Dans le tome 2, Amélie la soubrette se joint aux ébats d’Ella et Manuel, pendant qu’au XVIe siècle la situation part dans tous les sens entre figures royales (François II, Marie Stuart), suivantes (Estelle, Yolande), cochers, palefreniers et servantes. Les scènes s’enchaînent sans rimer à rien, mais on se laisse emporter par cette frénésie copulatoire.
Les malheurs de Janice
Erich von Götha
Internationale Presse Magazine
En 1776, Janice Mc Cormick croupit dans une geôle pour s’être fait avorter. Elle a le choix entre la prison à perpétuité ou une réhabilitation comme esclave sexuelle. La seconde option est retenue sinon l’histoire s’arrêterait au bout de trois planches et on s’embarque avec Janice pour 250 pages réparties sur quatre tomes de “malheurs” qui consistent pour l’essentiel à voir la donzelle se faire partouzer par tous les trous. C’est un peu long…

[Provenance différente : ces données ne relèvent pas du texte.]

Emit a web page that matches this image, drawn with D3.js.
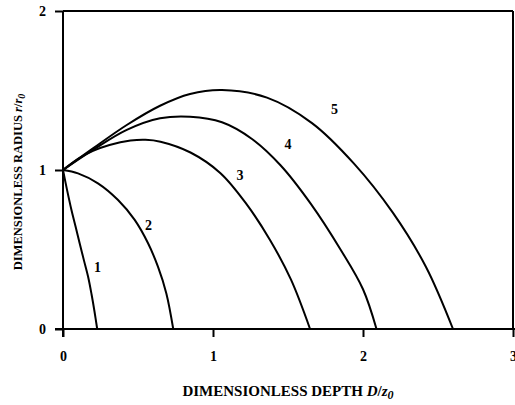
<!DOCTYPE html>
<html>
<head>
<meta charset="utf-8">
<script src="https://cdn.jsdelivr.net/npm/d3@7"></script>
<style>
  html, body { margin: 0; padding: 0; background: #fff; }
  svg { display: block; }
</style>
</head>
<body>
<svg id="chart" width="515" height="405"></svg>
<script>
// ---- data ----
const curveNames = ["1", "2", "3", "4", "5"];
const curve1 = [[0,1],[0.028,0.87],[0.056,0.75],[0.085,0.64],[0.111,0.54],[0.14,0.43],[0.167,0.33],[0.19,0.22],[0.21,0.11],[0.228,0]];
const curve2 = [[0,1],[0.1,0.979],[0.233,0.916],[0.367,0.811],[0.478,0.686],[0.567,0.539],[0.633,0.392],[0.689,0.224],[0.735,0]];
const curve3 = [[0,1],[0.1,1.07],[0.2,1.12],[0.31,1.157],[0.45,1.185],[0.55,1.19],[0.65,1.178],[0.85,1.11],[1.05,0.98],[1.22,0.79],[1.38,0.56],[1.52,0.31],[1.647,0]];
const curve4 = [[0,1],[0.2,1.126],[0.425,1.252],[0.647,1.325],[0.847,1.335],[1.06,1.30],[1.26,1.195],[1.45,1.03],[1.65,0.79],[1.85,0.50],[2.0,0.25],[2.09,0]];
const curve5 = [[0,1],[0.2,1.136],[0.425,1.283],[0.647,1.404],[0.847,1.478],[1.06,1.503],[1.36,1.455],[1.66,1.295],[1.94,1.04],[2.2,0.73],[2.42,0.39],[2.60,0]];
const curveLabelPos = [[0.23,0.38],[0.57,0.64],[1.18,0.96],[1.5,1.15],[1.81,1.37]];
const xTicks = [0, 1, 2, 3];
const yTicks = [0, 1, 2];
const xTitle = "DIMENSIONLESS DEPTH ";
const yTitle = "DIMENSIONLESS RADIUS ";

const curves = [curve1, curve2, curve3, curve4, curve5];
const SERIF = '"Liberation Serif", "Times New Roman", Times, "DejaVu Serif", serif';

// ---- layout ----
const svg = d3.select("#chart");
const x = d3.scaleLinear().domain([0, 3]).range([63, 513]);
const y = d3.scaleLinear().domain([0, 2]).range([329, 11]);

// frame
const g = svg.append("g");
g.append("line").attr("x1", x(0)).attr("x2", x(3)).attr("y1", y(2)).attr("y2", y(2))
  .attr("stroke", "#000").attr("stroke-width", 2);
g.append("line").attr("x1", x(3)).attr("x2", x(3)).attr("y1", y(2)).attr("y2", y(0))
  .attr("stroke", "#000").attr("stroke-width", 2);

// axes
const xAxis = d3.axisBottom(x).tickValues(xTicks).tickSize(8).tickPadding(14).tickFormat(d3.format("d"));
const yAxis = d3.axisLeft(y).tickValues(yTicks).tickSize(8).tickPadding(9).tickFormat(d3.format("d"));

const gx = svg.append("g").attr("transform", `translate(0,${y(0)})`).call(xAxis);
const gy = svg.append("g").attr("transform", `translate(${x(0)},0)`).call(yAxis);
[gx, gy].forEach(a => {
  a.attr("font-family", null).attr("font-size", null);
  a.select(".domain").attr("stroke", "#000").attr("stroke-width", 2);
  a.selectAll(".tick line").attr("stroke", "#000").attr("stroke-width", 2);
  a.selectAll(".tick text").style("font-family", SERIF)
    .style("font-weight", "bold").style("font-size", "14px").attr("fill", "#000");
});
gx.select(".domain").attr("d", `M${x(0)-8},0H${x(3)+2}`);
gy.select(".domain").attr("d", `M0,${y(2)}V${y(0)+8}`);

// curves
const line = d3.line().x(d => x(d[0])).y(d => y(d[1])).curve(d3.curveCatmullRom.alpha(0.5));
svg.append("g").selectAll("path").data(curves).join("path")
  .attr("d", line).attr("fill", "none").attr("stroke", "#000").attr("stroke-width", 2);

// curve labels
svg.append("g").selectAll("text").data(curveNames).join("text")
  .attr("x", (d, i) => x(curveLabelPos[i][0]))
  .attr("y", (d, i) => y(curveLabelPos[i][1]))
  .attr("text-anchor", "middle").attr("dominant-baseline", "middle")
  .style("font-family", SERIF).style("font-weight", "bold").style("font-size", "14px")
  .text(d => d);

// axis titles
const xt = svg.append("text").attr("x", 288).attr("y", 396).attr("text-anchor", "middle")
  .style("font-family", SERIF).style("font-weight", "bold").style("font-size", "15px");
xt.append("tspan").text(xTitle);
xt.append("tspan").style("font-style", "italic").text("D");
xt.append("tspan").text("/");
xt.append("tspan").style("font-style", "italic").text("z");
xt.append("tspan").style("font-style", "italic").style("font-size", "12px").attr("dy", 3).text("0");

const yt = svg.append("text").attr("transform", "translate(22,182) rotate(-90)").attr("text-anchor", "middle")
  .style("font-family", SERIF).style("font-weight", "bold").style("font-size", "12.5px");
yt.append("tspan").text(yTitle);
yt.append("tspan").style("font-style", "italic").text("r");
yt.append("tspan").text("/");
yt.append("tspan").style("font-style", "italic").text("r");
yt.append("tspan").style("font-style", "italic").style("font-size", "10px").attr("dy", 3).text("0");
</script>
</body>
</html>
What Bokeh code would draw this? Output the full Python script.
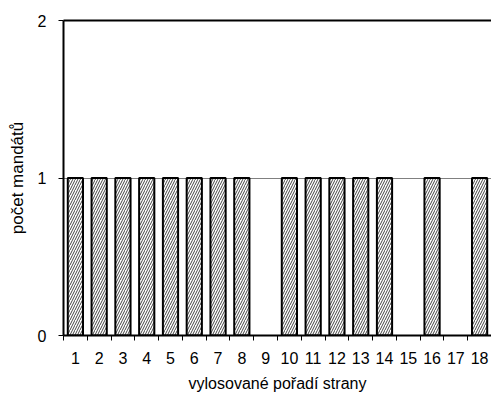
from bokeh.plotting import figure
from bokeh.models import FixedTicker, LinearAxis, ColumnDataSource, Range1d
from bokeh.embed import file_html
from bokeh.resources import INLINE

categories = [str(i) for i in range(1, 19)]
positions = list(range(1, 19))
mandates = [1, 1, 1, 1, 1, 1, 1, 1, 0, 1, 1, 1, 1, 1, 0, 1, 0, 1]
y_ticks = [0, 1, 2]

FONT = "Liberation Sans"

p = figure(width=491, height=394, output_backend="svg", toolbar_location=None,
           x_range=Range1d(0.5, 18.5), y_range=Range1d(0, 2),
           min_border_left=63, min_border_top=20, min_border_bottom=45, min_border_right=0)
p.outline_line_color = None
p.background_fill_color = "white"
p.border_fill_color = "white"

src = ColumnDataSource(dict(x=[x for x, v in zip(positions, mandates) if v > 0],
                            top=[v for v in mandates if v > 0]))
p.vbar(x="x", top="top", bottom=0, width=0.64, source=src,
       fill_color="white", line_color="black", line_width=2,
       hatch_pattern="/", hatch_color="#444444", hatch_scale=5, hatch_weight=1)

# axes
xa = p.xaxis[0]
xa.ticker = FixedTicker(ticks=positions, minor_ticks=[x + 0.5 for x in range(0, 19)])
xa.major_label_overrides = {pos: lab for pos, lab in zip(positions, categories)}
xa.major_tick_out = 0
xa.major_tick_in = 0
xa.minor_tick_out = 5
xa.minor_tick_in = 0
xa.minor_tick_line_color = "black"
xa.axis_line_width = 2
xa.axis_line_color = "black"
xa.axis_label = "vylosované pořadí strany"
xa.major_label_standoff = 11

ya = p.yaxis[0]
ya.ticker = FixedTicker(ticks=y_ticks, minor_ticks=[])
ya.major_tick_out = 5
ya.major_tick_in = 0
ya.major_tick_line_color = "black"
ya.axis_line_width = 2
ya.axis_line_color = "black"
ya.axis_label = "počet mandátů"
ya.major_label_standoff = 12

for ax in (xa, ya):
    ax.major_label_text_font = FONT
    ax.major_label_text_font_size = "16px"
    ax.major_label_text_color = "black"
    ax.axis_label_text_font = FONT
    ax.axis_label_text_font_size = "16px"
    ax.axis_label_text_font_style = "normal"
    ax.axis_label_text_color = "black"
ya.axis_label_text_font_size = "17px"
ya.axis_label_standoff = 8
xa.axis_label_standoff = 8

top = LinearAxis(ticker=FixedTicker(ticks=[]), axis_line_width=2, axis_line_color="black",
                 major_label_text_font_size="0px", major_tick_out=0, minor_tick_out=0)
p.add_layout(top, "above")

p.xgrid.visible = False
p.ygrid.ticker = FixedTicker(ticks=[1])
p.ygrid.grid_line_color = "#808080"
p.ygrid.grid_line_width = 1

open("out.html", "w").write(file_html(p, INLINE))
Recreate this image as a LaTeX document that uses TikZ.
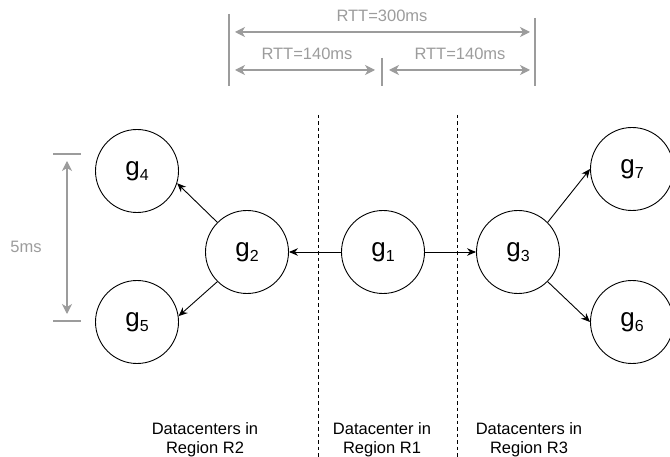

Plus ou moins toujours la même scène de cul, ça devient vite répétitif (et ça le sera encore plus dans la série suivante de von Götha, Twenty, sorte de Janice bis). L’auteur sort de son chapeau des péripéties et coups de théâtre censés servir de moteur à l’histoire, sauf qu’ils sont à la fois WTF et éculés à un point que même à Hollywood ils n’oseraient pas les utiliser.
Alors y a de tout : du fouet, des soubrettes, des pirates, des carrosses, des perruques poudrées, des bas de soie, un mariage, un méchant borgne, des tricornes, comme dans un remake d’Angélique marquise des anges avec des gens tout nus. Il manque juste un scénar solide pour lier l’ensemble et surtout un sacré sens de la concision pour éviter de répéter toutes les cinq pages le même gangbang de nobliaux qui se prennent pour le marquis de Sade.
Tout ça pouvait tenir en un seul tome de 64 planches plein de bruit, de fion et de fureur au lieu de cette interminable et barbante épopée.
(À noter que j’ai lu la version antique en quatre tomes ; Dynamite a réédité la saga en deux volumes contenant chacun deux tomes, ainsi qu’en une intégrale assortie de bonus comme un dossier thématique et quelques dessins supplémentaires.)
Les carnets secrets de Janice
Erich von Götha
La Musardine
Un artbook très joli, plein de croquis tirés de la série Les malheurs de Janice. C’est beau, mais comme tous les artbooks, une fois qu’on l’a feuilleté en admirant tous les dessins, on a fait le tour. Donc dispensable sauf à être un fan absolu d’Erich von Götha, ce qui n’est pas du tout mon cas.
Diane de Grand Lieu
Hanz Kovacq
Rebecca Rills
On poursuit dans le même esprit “fouet et fessée à la fin du XVIIIe siècle” avec les aventures sexuelles de Diane de Grand Lieu, une noble vendéenne qui passe un sale quart d’heure en pleine période révolutionnaire.
Sauf qu’à la différence d’un Erich von Götha qui pompe et recrache Sade sans recul, avec beaucoup de sérieux, donc un côté malsain, Kovacq s’amuse et ça se sent. Encore plus fou qu’Hilda, un déluge ininterrompu de scènes de cul plus barrées les unes que les autres, chacune surenchérissant sur la précédente, dans une ambiance d’outrance et de démesure qui touche à la folie et par conséquent au comique. C’est tellement too much qu’on lâche tout du long des “oh quand même…” avec un sourire en coin, plutôt que des “oh putain…” avec une moue de dégoût.
Ton et ambiance décomplexés au possible, joli style de dessin qui allie ligne claire et surcharge de détails, et en prime un arrière-plan historique qui, s’il n’a aucune utilité (y a pas vraiment de scénar derrière cette bacchanale ininterrompue…), a le bon goût d’être juste dans les personnages réels évoqués, les dates, les événements, le vocabulaire et les costumes.
Bonne pioche si on aime les fantaisies délirantes qui ne se prennent pas au sérieux.